Zelda Fitzgerald had her work stolen from her by her husband F. Scott Fitzgerald, who frankly said he was just typing out her diaries sometimes, and she was depressed (who can blame her!) because stories written solely by her got more money when F. Scott Fitzgerald was listed as co-author… or when he was listed as the only author!
It’s very reminiscent of the way Walter Keane pretended that he was the one painting his wife Margaret Keane’s paintings, which were a phenomenon in the 1960s.
(She won the court case by having a paint-off.
MARGARET: I painted the paintings. Hey, I’ll paint one right now! In court. Let’s both paint one! Right now. In court.
WALTER: I… uh… brought this note from home to say I’m delicate, so…)
And yet, *would* the paintings have sold like they did if everyone had known they were painted by a lady from the start? I don’t know, but I’d guess probably not.
Which doesn’t make it right. Women deserve credit for their work, and they deserve a fair valuation of their work, and often they do not get either.
(THE WORLD: You want the CREDIT?
LADY: Well, I made it…
THE WORLD: But maybe you didn’t! Maybe your husband did it! Maybe your brother Branwell did it!
LADY: And also, work takes time, and I need to eat.
THE WORLD: And now you want to get PAID? Where’s your pride in your work, you money-grubbing ho?
LADY: Oh, *now* I’m meant to be all about the art?)
It is not just one’s husbands who snake women’s work: writing novels at all used to be sneered at as a lady thing, and then suddenly men started doing it and there was serious important literature, and women should stop doing that thing they invented! On a smaller scale but in the same vein, a woman called Victoria Lambert created Doctor Who, but no women have been allowed to write Doctor Who episodes for six years and counting.
It is not, of course, writing but all work done by women that is devalued in various ways: Female scientists’ contributions are overlooked and forgotten, teaching changed from a male-dominated job to a female-dominated job in the 1800s when people realised a) oh no all kids need teaching! and b) oh wait thank god we can just pay the ladies half as much… and it is still a female-dominated and thus underpaid job today, the games industry chases women away savagely (http://elizabethsampat.com/the-truth-about-zoe-quinn/), actresses are not given their own movies to lead (51% of the population, 10.8% of the lead roles in big movies!), women directors are just not given jobs (6% of 2013’s big movies had women directors), women take jobs as film editors instead of directors and then are not given credit for their contribution to films (e.g. Thelma Schoonmaker, who has edited all Martin Scorsese’s movies since 1980), women have 5% of Fortune 100 CEO positions, Taylor Swift gets it in the neck for writing songs about her own love life while Adam Duritz of Counting Crows, to name but one dude, can do the same thing for a decade and nobody cares.
It’s not easy to love yourself or what you do or what you have created. It’s not easy to promote yourself or praise yourself. The whole situation is fixed to make it difficult.

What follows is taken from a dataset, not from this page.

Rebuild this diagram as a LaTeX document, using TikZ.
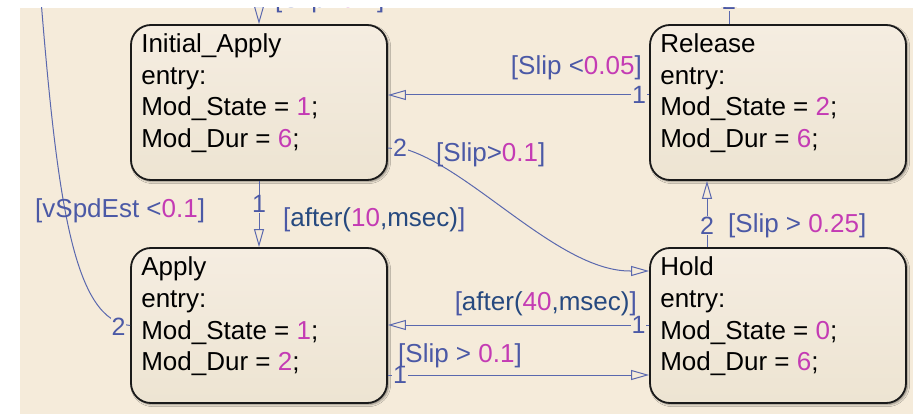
\documentclass[tikz,border=0pt]{standalone}
\usepackage{fontspec}
\setmainfont{Liberation Sans}
\usetikzlibrary{arrows.meta,shadows.blur}

\definecolor{sfbg}{HTML}{F5EBDA}
\definecolor{sftop}{HTML}{F5EDE1}
\definecolor{sfbot}{HTML}{EDE4D2}
\definecolor{sfedge}{HTML}{1A1A1A}
\definecolor{sfline}{HTML}{5A68AE}
\definecolor{sflabel}{HTML}{4B59A6}
\definecolor{sfdark}{HTML}{26497F}
\definecolor{sfnum}{HTML}{C43BB4}

% state body text: four lines, baseline of the first line is the node's base
\newcommand\boxlines[4]{\vtop{\hbox{#1}\hbox{#2}\hbox{#3}\hbox{#4}}}
\newcommand\nm[1]{\textcolor{sfnum}{#1}}
\newcommand\kw[1]{\textcolor{sfdark}{#1}}

\tikzset{
  state/.style={draw=sfedge, line width=1.8pt, rounded corners=20pt,
    minimum width=256pt, minimum height=155pt, inner sep=0pt,
    top color=sftop, bottom color=sfbot,
    blur shadow={shadow xshift=1.6pt, shadow yshift=-1.6pt,
      shadow blur radius=2pt, shadow opacity=45}},
  statetext/.style={anchor=base west, inner sep=0pt, text=black,
    font=\fontsize{26}{31.7}\selectfont},
  conn/.style={draw=sfline, line width=1pt,
    -{Triangle[open, length=18pt, width=10pt]}},
  connplain/.style={draw=sfline, line width=1pt},
  ordnum/.style={fill=sfbg, inner sep=0.6pt, text=sflabel,
    font=\fontsize{25}{25}\selectfont},
  guard/.style={inner sep=0pt, text=sflabel,
    font=\fontsize{26}{26}\selectfont},
}

\begin{document}
\begin{tikzpicture}[x=1pt, y=-1pt]
  \fill[white] (0,0) rectangle (913,414);
  \useasboundingbox (0,0) rectangle (913,414);
  \begin{scope}
    \clip (20,8) rectangle (913,414);
    \fill[sfbg] (20,8) rectangle (913,414);

    % states
    \node[state] (ia)   at (259,102.5) {};
    \node[state] (rel)  at (778,102.5) {};
    \node[state] (app)  at (259,325.5) {};
    \node[state] (hold) at (778,325.5) {};

    \node[statetext] (iatxt) at ([shift={(11,28.5)}]ia.north west)
      {\boxlines{Initial\_Apply}{entry:}{Mod\_State = \nm{1};}{Mod\_Dur = \nm{6};}};
    \node[statetext] (reltxt) at ([shift={(11,28.5)}]rel.north west)
      {\boxlines{Release}{entry:}{Mod\_State = \nm{2};}{Mod\_Dur = \nm{6};}};
    \node[statetext] (apptxt) at ([shift={(11,28.5)}]app.north west)
      {\boxlines{Apply}{entry:}{Mod\_State = \nm{1};}{Mod\_Dur = \nm{2};}};
    \node[statetext] (holdtxt) at ([shift={(11,28.5)}]hold.north west)
      {\boxlines{Hold}{entry:}{Mod\_State = \nm{0};}{Mod\_Dur = \nm{6};}};

    % free ends leaving the visible area
    \coordinate (iain)   at (259,-12);
    \coordinate (relout) at (729,-12);
    \coordinate (vout)   at (40,-12);

    % transitions
    \draw[conn] (iain) -- (ia.north);
    \draw[connplain] (rel.north -| 729,0) -- (relout);
    \draw[conn] (rel.west |- 0,95) -- (ia.east |- 0,95);
    \draw[conn] (ia.east |- 0,148) -- (408,150)
      .. controls (475,172) and (560,271) .. (630,271) -- (hold.west |- 0,271);
    \draw[conn] (ia.south) -- (app.north);
    \draw[conn] (hold.north -| 707,0) -- (rel.south -| 707,0);
    \draw[conn] (hold.west |- 0,325) -- (app.east |- 0,325);
    \draw[conn] (app.east |- 0,375) -- (hold.west |- 0,375);
    \draw[connplain] (app.west) .. controls (75,320) and (58,210) .. (41,0) -- (vout);

    % execution order numbers
    \node[ordnum, anchor=base] (o1) at (729,10) {2};
    \node[ordnum] (o2) at (639,95) {1};
    \node[ordnum] (o3) at (400,147.5) {2};
    \node[ordnum] (o4) at (259,204) {1};
    \node[ordnum] (o5) at (707,225.5) {2};
    \node[ordnum] (o6) at (638.5,325) {1};
    \node[ordnum] (o7) at (400,375) {1};
    \node[ordnum] (o8) at (118.5,326.5) {2};

    % guards
    \node[guard, anchor=base west] (g1) at (275,8) {[Slip<\nm{0.1}]};
    \node[guard, anchor=base east] (g2) at (642,75) {[Slip <\nm{0.05}]};
    \node[guard, anchor=base west] (g3) at (436,161.5) {[Slip>\nm{0.1}]};
    \node[guard, anchor=base west] (g4) at (283,226.5) {[\kw{after(}\nm{10}\kw{,msec)}]};
    \node[guard, anchor=base west] (g5) at (728,233) {[Slip > \nm{0.25}]};
    \node[guard, anchor=base east] (g6) at (637,310) {[\kw{after(}\nm{40}\kw{,msec)}]};
    \node[guard, anchor=base west] (g7) at (398,362) {[Slip > \nm{0.1}]};
    \node[guard, anchor=base west] (g8) at (35,218) {[vSpdEst <\nm{0.1}]};
  \end{scope}
\end{tikzpicture}
\end{document}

Bell-ringing is so complicated. A writer friend of mine asked for several promotions she knew male authors who sold less well than she had received: she got turned down. So she literally invented a new kind of promotion. They gave it to her in sheer puzzlement.
(It worked, and since then many people have been given that kind of promotion. Mostly dudes. The writer friend who invented it has been criticised a lot for not being a true artiste, and being arrogant. The dudes who got the promotion she invented have almost without exception gone on to win prizes women seldom win, be reviewed in many major publications that feature very few women, and talk about their own genius and get others to talk about it too.)
Dorothy L. Sayers, a badass writer who knew what she was talking about, said it was surprising anyone going through the wringer of sexism ‘retained any rag of sanity or self-respect.’
That’s why bell-ringing is such a complicated thing. It’s why shoving yourself forward is so difficult. ‘Well, just do it anyway’ is good advice, the only advice possible, but it’s also important to acknowledge what gets in the way of doing what we want to do. So that for every time we get pushback or feel ashamed, we remember to celebrate rather than be ashamed.
Despite the pressures of the world, so many women have done and made so many things! Just concentrating on writing, they: invented the novel. Popularised science fiction. Now, they’ve popularised young adult fiction and invented new adult fiction.
So, if you manage to get by and think you’re not so bad most days, that’s a triumph. If you manage to create something despite the voices inside and outside your head telling you not to, that’s amazing. If you make a mistake, own up to it, but know it’s probably not as bad a mistake as everyone is rushing to tell you it was. If you feel shamefaced about something you have done or made, that’s an injustice the world has put in your way—it’s not because you did or made something to be ashamed of. If you can create something, and believe in it and yourself enough to talk about it and think about how to get it out in the world… you have accomplished a series of amazing deeds. You have triumphed against a series of adversities.
That’s something worth bell-ringing about.